When an out-of-towner arrived in Matakana to take over one of the area’s largest employers, there was a little wariness in the community.
James Kendall purchased the service-driven ITM Matakana Building Centre, which relied mostly on manual procedures.
Two and a half years later, he’s rejuvenated the business through the implementation of modern software and systems, applying his 20 years’ experience in building supply and wholesale to the trade and retail environment.
And he has the townsfolk on his side. By combining his expertise with sound emotional intelligence, Kendall was able to manage people through the change, supporting those unsure of letting go of old ways while boosting staff loyalty, engagement and pride in the business.
The business has seen steady growth since Kendall and his wife Nicholle took the helm in late 2009: “It’s a strong trade business, with a lot of repeat business and it’s very service orientated. We don’t spend much on advertising – the bulk of our spend is on our customers. It’s the old saying, ‘people buy from people they know, like and trust’.”
When Kendall was looking to purchase ITM Matakana he enlisted the help of Scott Travis, business advisory director at Hayes Knight.
“I believed I could do it, but at a time when the economy was at an all-time low I needed someone I could trust to help me.”

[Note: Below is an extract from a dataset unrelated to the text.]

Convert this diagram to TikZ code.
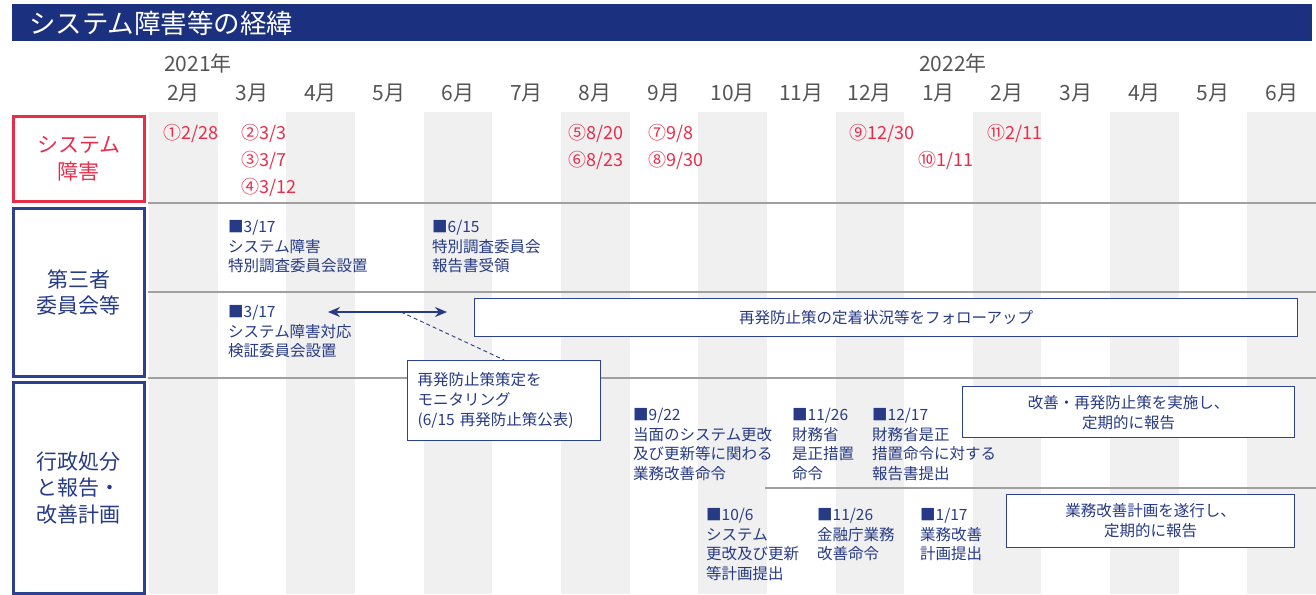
\documentclass[tikz,border=0pt]{standalone}
\usepackage{fontspec}
\setmainfont{Noto Sans CJK JP}
\usetikzlibrary{arrows.meta}
\definecolor{navy}{RGB}{27,49,128}
\definecolor{tnavy}{RGB}{38,58,134}
\definecolor{bnavy}{RGB}{45,65,145}
\definecolor{jred}{RGB}{232,45,75}
\definecolor{stripe}{RGB}{240,240,240}
\definecolor{rulegray}{RGB}{160,160,160}
\definecolor{mgray}{RGB}{85,85,85}
\begin{document}
\begin{tikzpicture}[x=1pt,y=-1pt,
  evt/.style={anchor=north west, inner sep=0pt, align=left, text=tnavy, font=\fontsize{15.5}{19.5}\selectfont},
  redev/.style={anchor=west, inner sep=0pt, text=jred, font=\fontsize{18}{20}\selectfont},
  month/.style={inner sep=0pt, text=mgray, font=\fontsize{21}{24}\selectfont},
  rowlabel/.style={draw=bnavy, line width=2.5pt, anchor=north west, align=center, inner sep=0pt, font=\fontsize{21}{26.5}\selectfont, text=tnavy},
  infobox/.style={draw=bnavy, line width=1.3pt, fill=white, anchor=north west, align=center, inner sep=0pt, text=tnavy, font=\fontsize{15.5}{20}\selectfont},
  sep/.style={draw=rulegray, line width=1.5pt}
]
\useasboundingbox (0,0) rectangle (1316,594);
% stripes
\foreach \i in {0,2,...,16}
  \fill[stripe] ({149+68.65*\i},112) rectangle ++(68.65,482);
% title
\node[fill=navy, anchor=north west, minimum width=1300pt, minimum height=37pt, inner sep=0pt] (titlebar) at (12,4) {};
\node[anchor=west, inner sep=0pt, text=white, font=\fontsize{26.5}{30}\selectfont] (title) at (29,23) {システム障害等の経緯};
% months
\foreach \i/\m in {0/2月,1/3月,2/4月,3/5月,4/6月,5/7月,6/8月,7/9月,8/10月,9/11月,10/12月,11/1月,12/2月,13/3月,14/4月,15/5月,16/6月}
  \node[month] (m\i) at ({149+68.65*(\i+0.5)},93) {\m};
\node[month, anchor=west] (y2021) at (164,63) {2021年};
\node[month, anchor=west] (y2022) at (919,63) {2022年};
% separators
\coordinate (s1a) at (148,203); \coordinate (s1b) at (1316,203);
\coordinate (s2a) at (148,292); \coordinate (s2b) at (1316,292);
\coordinate (s3a) at (148,378); \coordinate (s3b) at (1316,378);
\coordinate (s4a) at (765,488); \coordinate (s4b) at (1316,488);
\draw[sep] (s1a) -- (s1b);
\draw[sep] (s2a) -- (s2b);
\draw[sep] (s3a) -- (s3b);
\draw[sep] (s4a) -- (s4b);
% row labels
\node[rowlabel, draw=jred, text=jred, minimum width=131pt, minimum height=85pt] (lab1) at (12,115) {システム\\障害};
\node[rowlabel, minimum width=131pt, minimum height=168pt] (lab2) at (12,207) {第三者\\委員会等};
\node[rowlabel, minimum width=131pt, minimum height=211pt] (lab3) at (12,381) {行政処分\\と報告・\\改善計画};
% row 1 events
\node[redev] (r1) at (163,133) {①2/28};
\node[redev] (r2) at (241,133) {②3/3};
\node[redev] (r3) at (241,160) {③3/7};
\node[redev] (r4) at (241,187) {④3/12};
\node[redev] (r5) at (568,133) {⑤8/20};
\node[redev] (r6) at (568,160) {⑥8/23};
\node[redev] (r7) at (648,133) {⑦9/8};
\node[redev] (r8) at (648,160) {⑧9/30};
\node[redev] (r9) at (849,133) {⑨12/30};
\node[redev] (r10) at (918,160) {⑩1/11};
\node[redev] (r11) at (987,133) {⑪2/11};
% row 2 events
\node[evt] (e1) at (228,220) {■3/17\\システム障害\\特別調査委員会設置};
\node[evt] (e2) at (432,220) {■6/15\\特別調査委員会\\報告書受領};
\node[evt] (e3) at (228,305) {■3/17\\システム障害対応\\検証委員会設置};
\node[infobox, minimum width=823pt, minimum height=38pt] (follow) at (474,298) {再発防止策の定着状況等をフォローアップ};
\node[infobox, align=left, minimum width=193pt, minimum height=80pt, text width=173pt, inner xsep=10pt] (mon) at (407,360) {再発防止策策定を\\モニタリング\\(6/15 再発防止策公表)};
\coordinate (aL) at (328,312);
\coordinate (aR) at (447,312);
\coordinate (aM) at (401,312);
\draw[tnavy, line width=2pt, {Stealth[length=12pt,width=10pt]}-{Stealth[length=12pt,width=10pt]}] (aL) -- (aR);
\draw[tnavy, line width=0.9pt, dash pattern=on 4pt off 3pt] (aM) -- (mon.north);
% row 3 events
\node[evt] (e4) at (633,408) {■9/22\\当面のシステム更改\\及び更新等に関わる\\業務改善命令};
\node[evt] (e5) at (792,408) {■11/26\\財務省\\是正措置\\命令};
\node[evt] (e6) at (872,408) {■12/17\\財務省是正\\措置命令に対する\\報告書提出};
\node[evt] (e7) at (706,508) {■10/6\\システム\\更改及び更新\\等計画提出};
\node[evt] (e8) at (817,508) {■11/26\\金融庁業務\\改善命令};
\node[evt] (e9) at (920,508) {■1/17\\業務改善\\計画提出};
\node[infobox, minimum width=332pt, minimum height=51pt] (kaizen) at (962,386) {改善・再発防止策を実施し、\\定期的に報告};
\node[infobox, minimum width=288pt, minimum height=53pt] (gyomu) at (1006,494) {業務改善計画を遂行し、\\定期的に報告};
\end{tikzpicture}
\end{document}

Kendall says Travis’ pragmatic approach and honest conversation has made him and Hayes Knight manager Amanda Billington trusted advisers ever since: “They ask the right questions – not always the ones I want to
hear but they do challenge my thinking.” The Hayes Knight duo gave him advice throughout the acquisition journey, from assessing the viability of the venture to assisting with due diligence and obtaining the necessary funding from the bank. Because the previous owner had bought the business 13 years ago pretty cheap, debt hadn’t been a problem.
“We were effectively buying the opportunity to put in better systems and processes.”

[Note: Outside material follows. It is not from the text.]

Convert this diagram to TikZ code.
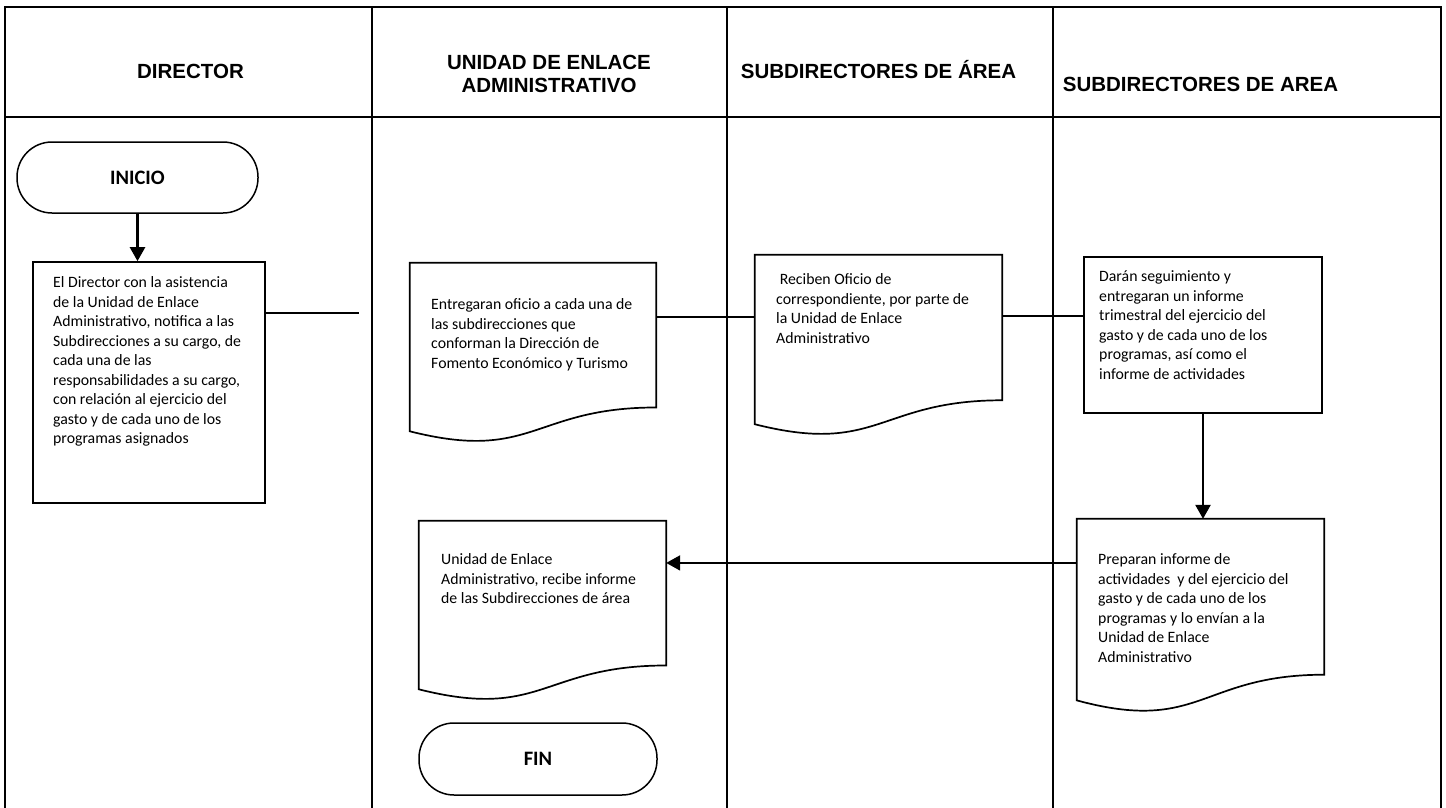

The key was to overhaul the manual systems to create a smarter business and Hayes Knight was there to help. The team helped put in place improved accounting systems and software, particularly in the areas of inventory and cash control. This created a solid foundation to grow the business from the ground up.
“The result was increased transparency, knowing where our stock was at, knowing our margins,” says Kendall.

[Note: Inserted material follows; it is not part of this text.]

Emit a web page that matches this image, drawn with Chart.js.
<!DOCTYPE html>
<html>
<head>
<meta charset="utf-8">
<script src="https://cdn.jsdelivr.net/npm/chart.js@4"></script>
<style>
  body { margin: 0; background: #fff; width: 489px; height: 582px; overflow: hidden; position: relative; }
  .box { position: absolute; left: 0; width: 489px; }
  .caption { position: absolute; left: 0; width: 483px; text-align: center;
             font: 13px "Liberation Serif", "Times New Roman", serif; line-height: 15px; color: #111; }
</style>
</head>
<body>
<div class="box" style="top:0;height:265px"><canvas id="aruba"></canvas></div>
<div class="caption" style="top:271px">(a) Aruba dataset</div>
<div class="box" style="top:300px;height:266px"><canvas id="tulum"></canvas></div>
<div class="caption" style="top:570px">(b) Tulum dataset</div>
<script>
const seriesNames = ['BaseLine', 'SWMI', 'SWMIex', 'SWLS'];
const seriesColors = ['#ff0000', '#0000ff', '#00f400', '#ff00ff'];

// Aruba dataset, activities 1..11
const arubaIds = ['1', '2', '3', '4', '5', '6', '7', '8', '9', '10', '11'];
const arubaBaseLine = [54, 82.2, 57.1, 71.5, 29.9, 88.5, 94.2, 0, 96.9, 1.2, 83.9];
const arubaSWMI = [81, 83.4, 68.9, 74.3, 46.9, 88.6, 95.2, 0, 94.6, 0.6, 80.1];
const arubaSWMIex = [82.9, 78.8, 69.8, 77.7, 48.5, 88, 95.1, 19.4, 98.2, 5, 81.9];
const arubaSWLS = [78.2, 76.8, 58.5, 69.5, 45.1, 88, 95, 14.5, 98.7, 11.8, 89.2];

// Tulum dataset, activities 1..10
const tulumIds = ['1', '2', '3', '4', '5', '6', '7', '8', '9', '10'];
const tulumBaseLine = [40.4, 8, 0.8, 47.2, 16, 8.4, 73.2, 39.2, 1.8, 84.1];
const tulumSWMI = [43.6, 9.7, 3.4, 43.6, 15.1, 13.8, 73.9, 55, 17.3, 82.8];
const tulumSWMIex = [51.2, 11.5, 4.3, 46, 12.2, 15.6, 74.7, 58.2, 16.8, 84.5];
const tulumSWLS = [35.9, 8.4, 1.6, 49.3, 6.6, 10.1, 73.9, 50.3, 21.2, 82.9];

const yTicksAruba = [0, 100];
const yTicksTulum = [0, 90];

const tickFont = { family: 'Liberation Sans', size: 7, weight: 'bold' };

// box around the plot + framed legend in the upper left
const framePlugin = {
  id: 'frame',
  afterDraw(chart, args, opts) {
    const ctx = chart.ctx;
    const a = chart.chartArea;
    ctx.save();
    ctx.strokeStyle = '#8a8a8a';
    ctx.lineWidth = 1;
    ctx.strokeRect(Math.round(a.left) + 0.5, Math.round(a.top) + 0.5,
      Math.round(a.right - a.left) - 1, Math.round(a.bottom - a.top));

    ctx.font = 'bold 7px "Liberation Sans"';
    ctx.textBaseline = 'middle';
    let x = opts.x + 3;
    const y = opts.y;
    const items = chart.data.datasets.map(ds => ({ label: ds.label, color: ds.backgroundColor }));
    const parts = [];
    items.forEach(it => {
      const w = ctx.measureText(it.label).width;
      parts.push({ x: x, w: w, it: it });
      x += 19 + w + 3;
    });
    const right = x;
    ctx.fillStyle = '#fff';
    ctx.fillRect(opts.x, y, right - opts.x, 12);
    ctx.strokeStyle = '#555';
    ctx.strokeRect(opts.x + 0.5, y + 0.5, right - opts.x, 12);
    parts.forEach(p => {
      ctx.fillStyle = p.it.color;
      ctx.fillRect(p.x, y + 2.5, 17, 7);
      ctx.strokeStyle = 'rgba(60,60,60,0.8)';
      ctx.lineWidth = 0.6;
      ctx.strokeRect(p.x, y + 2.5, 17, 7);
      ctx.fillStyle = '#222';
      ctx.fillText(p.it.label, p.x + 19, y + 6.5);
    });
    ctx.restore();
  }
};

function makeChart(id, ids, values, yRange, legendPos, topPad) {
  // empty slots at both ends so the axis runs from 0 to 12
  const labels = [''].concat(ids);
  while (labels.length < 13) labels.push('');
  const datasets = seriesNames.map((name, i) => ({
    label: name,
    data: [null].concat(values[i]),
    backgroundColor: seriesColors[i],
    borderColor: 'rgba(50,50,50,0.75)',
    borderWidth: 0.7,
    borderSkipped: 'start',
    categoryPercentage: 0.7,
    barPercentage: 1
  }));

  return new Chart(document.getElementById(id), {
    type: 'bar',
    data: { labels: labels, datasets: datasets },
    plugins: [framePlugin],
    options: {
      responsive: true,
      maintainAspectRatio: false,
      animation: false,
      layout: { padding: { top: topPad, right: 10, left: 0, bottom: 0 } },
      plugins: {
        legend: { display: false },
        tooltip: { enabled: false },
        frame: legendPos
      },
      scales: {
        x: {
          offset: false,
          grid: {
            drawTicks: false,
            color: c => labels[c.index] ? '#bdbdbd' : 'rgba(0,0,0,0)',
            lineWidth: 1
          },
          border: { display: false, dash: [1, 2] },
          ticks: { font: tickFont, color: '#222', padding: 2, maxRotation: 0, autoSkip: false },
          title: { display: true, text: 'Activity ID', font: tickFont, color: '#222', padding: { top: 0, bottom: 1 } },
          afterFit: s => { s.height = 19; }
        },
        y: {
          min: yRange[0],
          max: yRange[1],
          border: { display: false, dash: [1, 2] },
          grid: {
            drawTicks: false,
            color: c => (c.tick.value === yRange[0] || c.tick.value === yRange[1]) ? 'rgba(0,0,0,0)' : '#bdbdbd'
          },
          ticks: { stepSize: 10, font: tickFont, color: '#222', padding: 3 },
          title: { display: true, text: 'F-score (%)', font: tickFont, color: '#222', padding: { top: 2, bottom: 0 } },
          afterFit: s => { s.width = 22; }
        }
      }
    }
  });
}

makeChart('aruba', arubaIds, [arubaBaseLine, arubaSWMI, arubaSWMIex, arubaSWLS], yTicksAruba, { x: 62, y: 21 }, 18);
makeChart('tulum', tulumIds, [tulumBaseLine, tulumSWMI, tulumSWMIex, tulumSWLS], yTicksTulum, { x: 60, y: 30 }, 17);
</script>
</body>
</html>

Today Kendall and the team meet monthly, with Travis providing the strategic direction while Billington keeps a finger on the pulse, preparing financial forecasts and cash flows to ensure they stay on the path to sustainable growth. Together they have worked on Kendall’s business plan, business valuation and designed and implemented an ownership structure in order to protect the assets.
Travis says Kendall’s ability to combine his expert knowledge of the industry with an integrity respected by his staff and community is what has set his business apart.
“From our first meeting we were impressed with the level of energy James exudes. Along with his optimistic disposition, it’s infectious for everyone working with or around him.”
Travis says when Kendall arrived in Matakana he took a strong approach to building relationships: “James was quite conscious of that environment [of support for established locals], wanting to get people on side – the staff but also the community.
“Financially James has been able to achieve some spectacular results, particularly in the area of margin and efficiency, inventory management and control, reducing wastage and at the same time improving customer service.”
With a 15 percent growth in sales volume Kendall is pleased with the results: “This is substantial in such a depressed market.”
He’s also earned the support of the locals, growing business with existing clients and collecting new clients along the way. A few newbies have joined the ITM Matakana team, and no staff members have left in the time
Kendall has owned the business, maintaining it as a key employer in the area. He attributes his success to the financial support he has received.
“You can be a person with 100 ideas, but you’ll go bankrupt if you can’t put something on the bottom line.”